In contrast to nouns appearing in the BD5 sample, the AC5 sample from faculty and students, the focus here is more on individuals, issues, and information. Nouns such as participant, member, person, student, women, present, appear here but very little in the BD5 set.
Shortcomings
This particular exercise was found to be lossy in that each step information was lost. For example, the Many Eyes Wordle seemed not to respect multiple word phrases. Though some data was forfeited, there was enough to provide a starting point for investigation.
A better understanding of the authors and genres could be achieve through more rigorous evaluation of the data. More time could be spent studying interesting parallels, similarities and differences between disparate or similar audiences. Verb phrases could be analyzed in similar ways to noun phrases.
Another approach would be to find important noun phrases by university and map overlaps between similarities. Perhaps comparing similarities and differences between university locations and assumptions about geographical, cultural or societal factors based on location.
Possible Application
Noun phrases for specific author types and genre labels could be used to improve natural language search engines. Search strings could be phrased more as a sentence.
The meta data associated with the data available for analysis provides further influence when compared to others in the collection. Visualizations could reveal which universities focus more on matters of institutional diversity. Size of pages or word count could also be considered.

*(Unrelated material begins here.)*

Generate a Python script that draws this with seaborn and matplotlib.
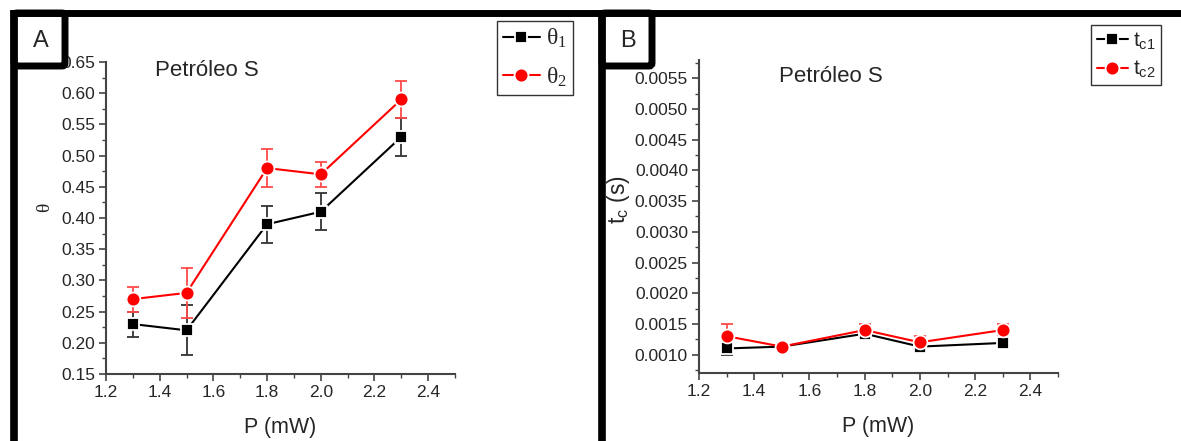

Rigor would have to be applied to harvest all available URLs for such a comparison to have respectable value.
Professor Critique
It would be useful to include links to the ordered noun lists sorted from most to least.
Explore further the notion of meta data and what is lost during conversion and processing.
Provide more comment or detail about cleaning up the output. Dates may have significance so stripping numbers entirely might miss something.
Intended output of the assignment was two word lists showing the most prominent words first.